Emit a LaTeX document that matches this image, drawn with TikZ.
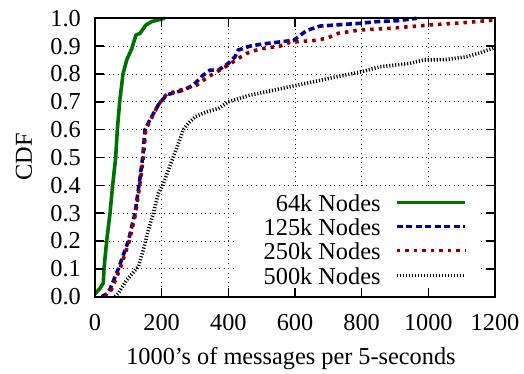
================================
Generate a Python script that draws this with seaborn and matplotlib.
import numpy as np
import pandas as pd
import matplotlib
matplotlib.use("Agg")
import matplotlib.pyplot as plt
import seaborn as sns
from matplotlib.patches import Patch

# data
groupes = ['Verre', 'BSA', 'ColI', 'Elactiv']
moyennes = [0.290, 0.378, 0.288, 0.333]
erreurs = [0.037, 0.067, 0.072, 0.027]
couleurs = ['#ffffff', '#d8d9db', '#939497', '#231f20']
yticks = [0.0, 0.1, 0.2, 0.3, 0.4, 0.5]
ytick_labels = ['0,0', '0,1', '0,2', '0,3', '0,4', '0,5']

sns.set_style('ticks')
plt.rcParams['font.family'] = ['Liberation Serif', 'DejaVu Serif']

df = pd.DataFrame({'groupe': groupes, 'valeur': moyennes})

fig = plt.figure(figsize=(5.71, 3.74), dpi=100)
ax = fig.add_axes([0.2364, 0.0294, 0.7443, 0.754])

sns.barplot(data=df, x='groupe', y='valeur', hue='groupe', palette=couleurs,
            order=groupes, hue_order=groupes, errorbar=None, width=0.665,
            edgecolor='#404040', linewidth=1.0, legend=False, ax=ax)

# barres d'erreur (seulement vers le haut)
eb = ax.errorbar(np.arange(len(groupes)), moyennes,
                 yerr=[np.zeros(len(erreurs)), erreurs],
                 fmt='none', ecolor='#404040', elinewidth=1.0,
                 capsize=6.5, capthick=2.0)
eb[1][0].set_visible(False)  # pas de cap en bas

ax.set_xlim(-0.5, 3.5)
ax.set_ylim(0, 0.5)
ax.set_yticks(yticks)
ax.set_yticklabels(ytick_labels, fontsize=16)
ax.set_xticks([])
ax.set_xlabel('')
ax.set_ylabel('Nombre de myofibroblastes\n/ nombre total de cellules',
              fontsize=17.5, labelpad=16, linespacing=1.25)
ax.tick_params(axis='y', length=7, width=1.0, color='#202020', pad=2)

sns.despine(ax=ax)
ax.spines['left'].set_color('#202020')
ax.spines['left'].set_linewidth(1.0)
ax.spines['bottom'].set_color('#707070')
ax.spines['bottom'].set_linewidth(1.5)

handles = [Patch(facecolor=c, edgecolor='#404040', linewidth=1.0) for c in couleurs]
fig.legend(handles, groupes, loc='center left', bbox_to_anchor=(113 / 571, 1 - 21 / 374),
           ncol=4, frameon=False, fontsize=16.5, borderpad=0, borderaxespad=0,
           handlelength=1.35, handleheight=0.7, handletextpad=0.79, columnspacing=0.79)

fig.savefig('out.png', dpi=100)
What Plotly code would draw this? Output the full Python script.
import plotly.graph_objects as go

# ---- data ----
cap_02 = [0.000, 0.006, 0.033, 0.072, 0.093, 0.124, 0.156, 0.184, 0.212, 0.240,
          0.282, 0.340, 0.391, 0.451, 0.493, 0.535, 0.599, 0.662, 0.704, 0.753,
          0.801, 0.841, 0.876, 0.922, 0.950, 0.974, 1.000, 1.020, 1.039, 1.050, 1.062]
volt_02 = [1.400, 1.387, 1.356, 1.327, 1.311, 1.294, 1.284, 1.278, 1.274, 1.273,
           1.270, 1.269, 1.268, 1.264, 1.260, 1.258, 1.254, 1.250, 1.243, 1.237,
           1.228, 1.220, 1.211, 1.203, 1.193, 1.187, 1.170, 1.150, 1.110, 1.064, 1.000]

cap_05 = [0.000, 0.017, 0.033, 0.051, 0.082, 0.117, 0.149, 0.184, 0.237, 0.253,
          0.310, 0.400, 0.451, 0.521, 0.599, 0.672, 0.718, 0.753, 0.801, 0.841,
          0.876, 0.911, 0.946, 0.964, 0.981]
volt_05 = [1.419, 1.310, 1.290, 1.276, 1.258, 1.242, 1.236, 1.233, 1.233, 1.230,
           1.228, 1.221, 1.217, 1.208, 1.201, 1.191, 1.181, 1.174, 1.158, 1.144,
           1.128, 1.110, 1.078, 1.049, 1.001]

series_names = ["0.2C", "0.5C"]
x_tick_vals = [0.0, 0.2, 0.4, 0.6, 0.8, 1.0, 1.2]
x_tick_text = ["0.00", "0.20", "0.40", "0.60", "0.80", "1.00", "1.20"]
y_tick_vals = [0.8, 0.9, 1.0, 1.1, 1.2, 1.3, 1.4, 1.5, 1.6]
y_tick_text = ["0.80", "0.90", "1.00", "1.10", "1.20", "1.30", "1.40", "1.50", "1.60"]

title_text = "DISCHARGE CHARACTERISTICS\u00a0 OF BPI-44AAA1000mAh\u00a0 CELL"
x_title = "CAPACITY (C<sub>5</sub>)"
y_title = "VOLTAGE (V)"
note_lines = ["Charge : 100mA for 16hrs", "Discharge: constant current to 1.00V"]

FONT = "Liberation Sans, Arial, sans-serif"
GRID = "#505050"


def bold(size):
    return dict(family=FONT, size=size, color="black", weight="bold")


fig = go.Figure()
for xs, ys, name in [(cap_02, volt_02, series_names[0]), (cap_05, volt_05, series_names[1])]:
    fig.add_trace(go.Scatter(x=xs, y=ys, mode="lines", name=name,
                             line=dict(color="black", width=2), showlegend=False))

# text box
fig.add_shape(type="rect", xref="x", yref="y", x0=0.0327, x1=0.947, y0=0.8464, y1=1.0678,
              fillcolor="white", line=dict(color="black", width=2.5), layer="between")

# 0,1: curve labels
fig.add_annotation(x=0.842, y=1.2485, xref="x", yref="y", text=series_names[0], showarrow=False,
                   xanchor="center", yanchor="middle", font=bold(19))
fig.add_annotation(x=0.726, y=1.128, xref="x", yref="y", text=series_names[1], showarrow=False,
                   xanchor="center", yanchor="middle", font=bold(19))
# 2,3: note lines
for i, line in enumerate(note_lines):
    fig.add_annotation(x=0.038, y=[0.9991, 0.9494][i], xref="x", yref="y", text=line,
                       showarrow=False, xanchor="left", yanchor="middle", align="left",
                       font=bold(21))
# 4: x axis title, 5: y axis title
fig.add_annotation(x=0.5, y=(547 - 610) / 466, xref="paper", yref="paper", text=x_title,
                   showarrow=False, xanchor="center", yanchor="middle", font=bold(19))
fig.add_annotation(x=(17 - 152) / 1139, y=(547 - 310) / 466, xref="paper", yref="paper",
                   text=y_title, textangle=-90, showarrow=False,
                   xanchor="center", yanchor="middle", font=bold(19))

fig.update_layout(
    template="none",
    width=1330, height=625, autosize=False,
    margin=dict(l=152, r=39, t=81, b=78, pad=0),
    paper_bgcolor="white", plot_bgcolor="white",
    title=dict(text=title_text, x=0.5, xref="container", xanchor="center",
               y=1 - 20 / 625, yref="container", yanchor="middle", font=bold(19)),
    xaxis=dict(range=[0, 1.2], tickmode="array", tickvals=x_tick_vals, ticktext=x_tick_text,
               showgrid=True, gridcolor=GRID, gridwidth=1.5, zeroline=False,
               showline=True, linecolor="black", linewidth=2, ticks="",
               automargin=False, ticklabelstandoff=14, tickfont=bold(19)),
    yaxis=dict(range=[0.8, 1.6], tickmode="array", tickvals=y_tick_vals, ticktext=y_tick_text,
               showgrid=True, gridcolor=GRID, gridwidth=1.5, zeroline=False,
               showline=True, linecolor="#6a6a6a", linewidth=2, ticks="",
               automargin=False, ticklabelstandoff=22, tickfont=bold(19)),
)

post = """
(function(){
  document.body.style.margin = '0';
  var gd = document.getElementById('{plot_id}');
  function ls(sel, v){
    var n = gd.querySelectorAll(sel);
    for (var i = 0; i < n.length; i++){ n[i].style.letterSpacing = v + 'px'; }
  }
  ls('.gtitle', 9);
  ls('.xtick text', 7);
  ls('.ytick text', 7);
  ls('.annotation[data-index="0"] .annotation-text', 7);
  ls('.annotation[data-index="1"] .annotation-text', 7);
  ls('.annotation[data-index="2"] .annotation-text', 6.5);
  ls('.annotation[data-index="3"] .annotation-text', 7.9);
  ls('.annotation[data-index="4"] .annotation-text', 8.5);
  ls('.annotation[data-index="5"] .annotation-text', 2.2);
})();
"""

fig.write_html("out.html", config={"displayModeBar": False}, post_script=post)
================================
> [Your objective]: Pick every line with "Python" in it and copy it.

> [Completed exercise]:
Generate a Python script that draws this with seaborn and matplotlib.
What Plotly code would draw this? Output the full Python script.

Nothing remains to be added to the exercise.